What (De)Motivates Struggling Math Students?

We want our students to learn. And: we want our students to want to learn.

So, the more we know about motivation, the better our schools will be.

Here’s one possibility: perhaps teachers’ beliefs about learning can motivate students. Or, sadly, demotivate them.

If that’s true, then we can un-de-motivate them — that is, we can MOTIVATE them — by realigning those beliefs.

Researchers in Germany wanted to explore this possibility.

Background Theory #1

Of course, psychologists have several theories about motivation.

In their work on Self-Determination Theory, for example, Edward Deci and Richard Ryan have argued that we’re motivated by a desire for three things:

Autonomy: that is, age-appropriate independence

Relatedness: that is, connection to other people

Competence: that is, the experience of effectiveness and even mastery

The German researchers focused particularly on the last of these: competence.

In schools, students probably feel competent when they get good grades. So, students who get bad grades need something else to feel some sense of effectiveness and mastery.

They might need a teacher who helps them see past grades to look at other parts of their development.

But, not all teachers will be able to see past grades. In particular, the researchers hypothesized that some teachers think success in math requires innate ability. If a student doesn’t have that innate ability, s/he just won’t learn very much math.

Teacher who focus on innate ability won’t bother to encourage students who get low grades.

But, teachers who don’t focus on innate ability will want to encourage students who get low grades. That encouragement might provide the feeling of competence that–according to Self-Determination Theory–provides motivation.

The Research, The Findings

To explore this causal chain, researchers investigated over 800 4th graders, taught by 56 different teachers across many different school.

If their hypothesis is correct, then students with low grades should feel less motivated IF their teachers think math requires innate ability. But, they should feel more motivated IF their teachers think it doesn’t.

And, students with high grades should feel motivated NO MATTER their teachers’ beliefs. (After all, their high grades provide a feeling of competence–which motivates by itself.)

Sure enough, that’s what the researchers found.

Because of the research methods, the results show up in particularly opaque stats-y language, so I don’t have graphs to post or comprehensible numbers to cite.

But the simple version is: students who struggle in math felt less motivation IF their teachers believed in the importance of innate ability than if their teachers didn’t.

Background Theory #2

The researchers don’t use the word “mindset” here. But, of course, you can see mindset theory all over this work.

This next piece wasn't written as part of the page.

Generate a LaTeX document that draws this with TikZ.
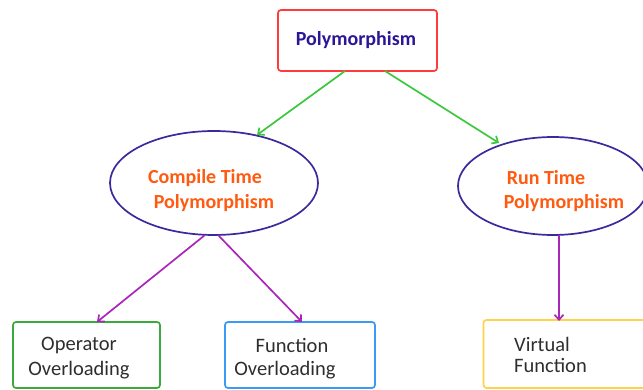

At the most obvious level: the belief that success in math requires “innate ability” is itself about as fixed a mindset as we can get.

Of course, on the other hand, teachers who believe that math success doesn’t require innate ability presumably think students can improve. That’s a growth mindset.

I mention this point because: you have no doubt seen many stories in the last few months claiming that mindset theory is all-but dead.

As you’ve seen on this blog before: I think mindset theory is often badly used. (No: inspiring posters ain’t enough.) But, properly understood, it can be a powerful force for good.

Here’s an example:

If teachers accept mindset theory, they’re less likely to think that success in math requires innate ability.

And, according to this research, that means their struggling students will feel higher levels of motivation.

To me, that sounds like an easy win.